Why did I get more category files than my real taxonomy has?
Almost always casing drift (Apparel vs apparel), trailing spaces, or multi-value cells. Casing merges if you untick Case-sensitive grouping; whitespace and multi-value cells need cleaning first — use the csv-cleaner to trim, or csv-find-replace to normalise multi-value cells down to a single primary category.
Is the master header in every category file?
Yes. Each output begins with the catalogue's original header row, followed by that category's rows only. The files import into Shopify, a marketplace, or Google Merchant with the full column set intact.
Does the splitter download all category files in one ZIP?

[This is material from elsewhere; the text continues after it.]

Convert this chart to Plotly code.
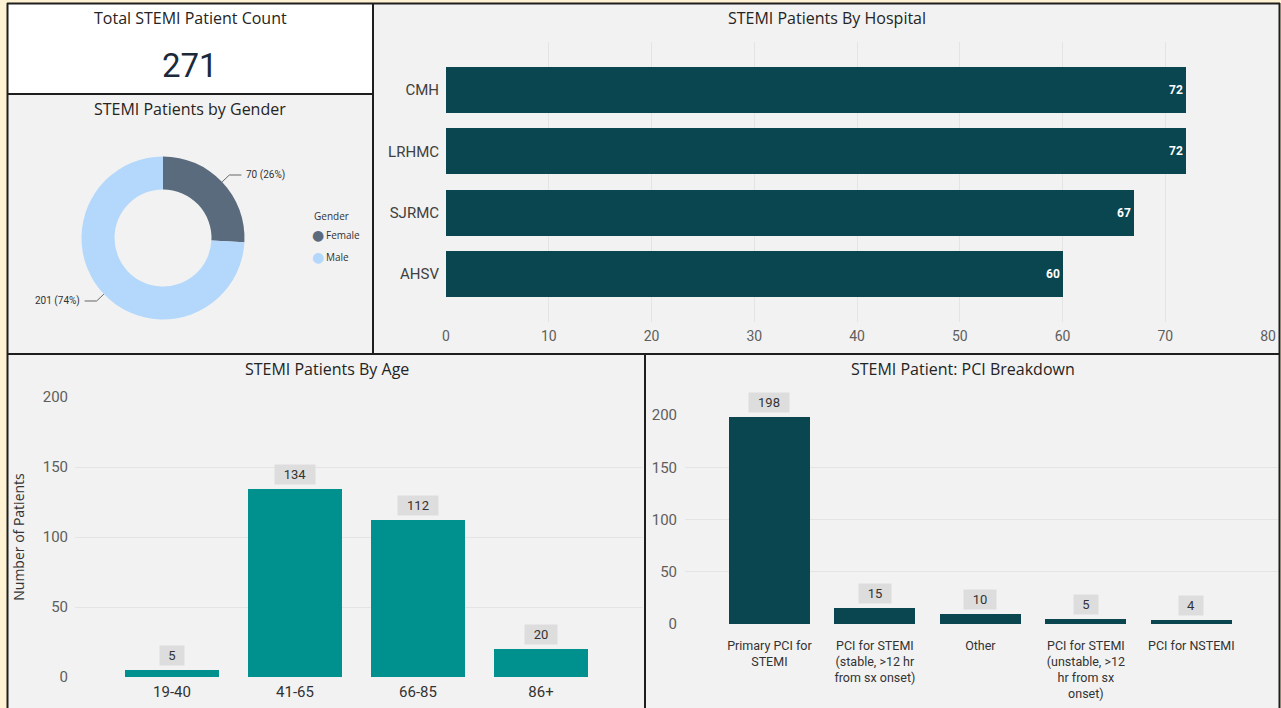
import math
import plotly.graph_objects as go

W, H = 1281, 708

def px(x):
    return x / W

def py(y):
    return 1 - y / H

# ---------------- data ----------------
kpi_title = "Total STEMI Patient Count"

gender_title = "STEMI Patients by Gender"
gender_labels = ["Female", "Male"]
gender_counts = [70, 201]
gender_colors = ["#5B6B7E", "#B3D8FB"]

hospital_title = "STEMI Patients By Hospital"
hospitals = ["CMH", "LRHMC", "SJRMC", "AHSV"]
hospital_counts = [72, 72, 67, 60]
hospital_ticks = [0, 10, 20, 30, 40, 50, 60, 70, 80]

age_title = "STEMI Patients By Age"
age_groups = ["19-40", "41-65", "66-85", "86+"]
age_counts = [5, 134, 112, 20]
age_ticks = [0, 50, 100, 150, 200]

pci_title = "STEMI Patient: PCI Breakdown"
pci_types = [
    "Primary PCI for<br>STEMI",
    "PCI for STEMI<br>(stable, >12 hr<br>from sx onset)",
    "Other",
    "PCI for STEMI<br>(unstable, >12<br>hr from sx<br>onset)",
    "PCI for NSTEMI",
]
pci_counts = [198, 15, 10, 5, 4]
pci_ticks = [0, 50, 100, 150, 200]

# ---------------- style ----------------
TITLE_FONT = "Segoe UI, Open Sans, sans-serif"
TICK_FONT = "DIN, Roboto, sans-serif"
DARK_TEAL = "#0A4650"
TEAL = "#00918E"
PANEL = "#F2F2F2"
GRID = "#E4E4E4"
TXT = "#252423"
TICK = "#605E5C"

fig = go.Figure()

# Donut
cx, cy, R = 163, 238, 81.5
fig.add_trace(go.Pie(
    labels=gender_labels, values=gender_counts, hole=0.595, sort=False,
    direction="clockwise", rotation=0,
    marker=dict(colors=gender_colors, line=dict(width=0)),
    textinfo="none", showlegend=False,
    domain=dict(x=[px(cx - R), px(cx + R)], y=[py(cy + R), py(cy - R)]),
))

# Hospital bars
fig.add_trace(go.Bar(
    x=hospital_counts, y=hospitals, orientation="h", xaxis="x", yaxis="y",
    marker=dict(color=DARK_TEAL, line=dict(width=0)), width=0.75,
    texttemplate="<b>%{x}</b>", textposition="inside", insidetextanchor="end",
    textfont=dict(color="white", size=12, family=TICK_FONT), showlegend=False,
))

# Age bars
fig.add_trace(go.Bar(
    x=age_groups, y=age_counts, xaxis="x2", yaxis="y2",
    marker=dict(color=TEAL, line=dict(width=0)), width=0.765, showlegend=False,
))

# PCI bars
fig.add_trace(go.Bar(
    x=pci_types, y=pci_counts, xaxis="x3", yaxis="y3",
    marker=dict(color=DARK_TEAL, line=dict(width=0)), width=0.768, showlegend=False,
))

shapes = []

def rect(x0, y0, x1, y1, fill):
    shapes.append(dict(type="rect", xref="paper", yref="paper",
                       x0=px(x0), x1=px(x1), y0=py(y1), y1=py(y0),
                       fillcolor=fill, line=dict(width=0), layer="below"))

rect(7, 3, 373, 94, "#FFFFFF")
rect(7, 94, 373, 354, PANEL)
rect(373, 3, 1280, 354, PANEL)
rect(7, 354, 645, 710, PANEL)
rect(645, 354, 1280, 710, PANEL)

def line(x0, y0, x1, y1, w=2, c="#1E1E1E"):
    shapes.append(dict(type="line", xref="paper", yref="paper",
                       x0=px(x0), x1=px(x1), y0=py(y0), y1=py(y1),
                       line=dict(color=c, width=w), layer="above"))

line(7, 3.5, 1280, 3.5)
line(7.5, 3, 7.5, 708)
line(1279.5, 3, 1279.5, 708)
line(7, 94, 373, 94)
line(373, 3, 373, 354)
line(7, 354, 1280, 354)
line(645, 354, 645, 708)

annotations = []

def text(x, y, t, size, color=TXT, family=TITLE_FONT, xanchor="center", yanchor="middle"):
    annotations.append(dict(x=px(x), y=py(y), xref="paper", yref="paper", text=t,
                            showarrow=False, xanchor=xanchor, yanchor=yanchor,
                            font=dict(size=size, color=color, family=family)))

# titles
text(190, 18, kpi_title, 16)
text(190, 65, f"{sum(gender_counts)}", 33, color="#1B2A3A", family=TICK_FONT)
text(190, 109, gender_title, 16)
text(827, 18, hospital_title, 16)
text(327, 369, age_title, 16)
text(963, 369, pci_title, 16)

# donut labels with leader lines
total = sum(gender_counts)
cum = 0
for lab, v in zip(gender_labels, gender_counts):
    mid = (cum + v / 2) / total * 2 * math.pi
    cum += v
    s, c = math.sin(mid), math.cos(mid)
    sx, sy = cx + R * s, cy - R * c
    ex, ey = cx + (R + 10) * s, cy - (R + 10) * c
    side = 1 if s > 0 else -1
    hx = ex + side * 12
    shapes.append(dict(type="path", xref="paper", yref="paper",
                       path=f"M {px(sx)},{py(sy)} L {px(ex)},{py(ey)} L {px(hx)},{py(ey)}",
                       line=dict(color="#666666", width=1)))
    text(hx + side * 3, ey, f"{v} ({round(100 * v / total)}%)", 10, color="#333333",
         family=TICK_FONT, xanchor="left" if side > 0 else "right")

# legend (built from gender lists)
text(312, 216, "Gender", 10, color="#333333", xanchor="left")
for i, (lab, col) in enumerate(zip(gender_labels, gender_colors)):
    yy = 235 + 22 * i
    text(318, yy, "●", 14, color=col, family="DejaVu Sans")
    text(324, yy, lab, 10, color="#333333", xanchor="left")

# value boxes
def boxes(cats, vals, xr, yr):
    for cat, v in zip(cats, vals):
        annotations.append(dict(x=cat, y=v, xref=xr, yref=yr, text=str(v),
                                showarrow=False, yanchor="bottom", yshift=4,
                                bgcolor="#DDDDDD", borderpad=2,
                                width=8 * len(str(v)) + 12,
                                font=dict(size=13, color="#333333", family=TICK_FONT)))

boxes(age_groups, age_counts, "x2", "y2")
boxes(pci_types, pci_counts, "x3", "y3")

fig.update_layout(
    width=W, height=H, margin=dict(l=0, r=0, t=0, b=0, pad=0, autoexpand=False),
    paper_bgcolor="#FFF3D4", plot_bgcolor="rgba(0,0,0,0)",
    bargap=0, showlegend=False,
    shapes=shapes, annotations=annotations,
    xaxis=dict(domain=[px(446), px(1268)], range=[0, 80], tickvals=hospital_ticks,
               showgrid=True, gridcolor=GRID, zeroline=False, showline=False,
               tickfont=dict(size=14, color=TICK, family=TICK_FONT), anchor="y",
               ticklabelstandoff=4, automargin=False),
    yaxis=dict(domain=[py(322), py(42)], type="category",
               categoryorder="array", categoryarray=hospitals[::-1],
               range=[-0.78, 3.78], showgrid=False, zeroline=False, showline=False,
               tickfont=dict(size=15, color="#404040", family=TICK_FONT), anchor="x",
               ticklabelstandoff=6, automargin=False),
    xaxis2=dict(domain=[px(75), px(643)], type="category", range=[-0.789, 3.829],
                showgrid=False, zeroline=False, showline=False, anchor="y2",
                tickfont=dict(size=15, color="#333333", family=TICK_FONT),
                ticklabelstandoff=4, automargin=False),
    yaxis2=dict(domain=[py(677), py(397)], range=[0, 200], tickvals=age_ticks,
                showgrid=True, gridcolor=GRID, zeroline=False, showline=False, anchor="x2",
                tickfont=dict(size=15, color=TICK, family=TICK_FONT), automargin=False,
                ticklabelstandoff=6,
                title=dict(text="Number of Patients", standoff=14,
                           font=dict(size=14, color="#333333", family=TITLE_FONT))),
    xaxis3=dict(domain=[px(685), px(1280)], type="category", range=[-0.80, 4.84],
                showgrid=False, zeroline=False, showline=False, anchor="y3",
                tickfont=dict(size=12.5, color="#333333", family=TICK_FONT),
                ticklabelstandoff=12, automargin=False),
    yaxis3=dict(domain=[py(624), py(415)], range=[0, 200], tickvals=pci_ticks,
                showgrid=True, gridcolor=GRID, zeroline=False, showline=False, anchor="x3",
                tickfont=dict(size=15, color=TICK, family=TICK_FONT), automargin=False,
                ticklabelstandoff=7),
)

fig.write_html("out.html", config={"displayModeBar": False},
               post_script="document.body.style.margin='0';document.body.style.overflow='hidden';")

No. Each category has its own Download button and saves a single CSV. There is no bulk or ZIP download. If your taxonomy has many categories, decide which teams actually need files rather than downloading all of them.
Are uncategorised products dropped?
No. Products with a blank category are grouped into one file shown as (empty). Use it as a triage list — categorise those SKUs in your PIM before they go to a channel.
Does it rename or remap my categories?
No. The on-screen group name and the cell contents keep the exact feed value. Only the download filename is sanitised (non-alphanumerics become underscores, truncated to 50 characters). There is no taxonomy mapping feature — the split is a faithful partition.
How big a feed can it handle?
Free tier: 2 MB / 500 rows. Pro: 100 MB / 100,000 rows. The limit is on the source feed. A catalogue with thousands of SKUs needs Pro, or pre-chunk it with the csv-row-splitter (which splits by row count, not category).
Is my product and cost data uploaded?
No. PapaParse runs in your browser; titles, costs, margins, and supplier columns never reach a server. Only an anonymous run counter is recorded server-side when you are signed in.
I only need one category for one channel — should I use this?
If you want every category as its own file, yes. If you only need a single category, the csv-column-filter tool extracts that one slice in one step (equals/contains conditions) without producing files for every other category.
Can I run the category split automatically?
Yes — GET /api/v1/tools/csv-column-value-splitter returns the option schema (columnIndex, caseSensitive). Pair the @jadapps/runner once and POST your feed to 127.0.0.1:9789/v1/tools/csv-column-value-splitter/run. A typical pipeline: nightly PIM export → runner-side split by Category → drop each file to the owning team's folder. Product data stays on your machine — the runner runs locally.
Privacy first
Processing runs locally in your browser with PapaParse. No file is uploaded — only metadata counters are saved for signed-in dashboard stats.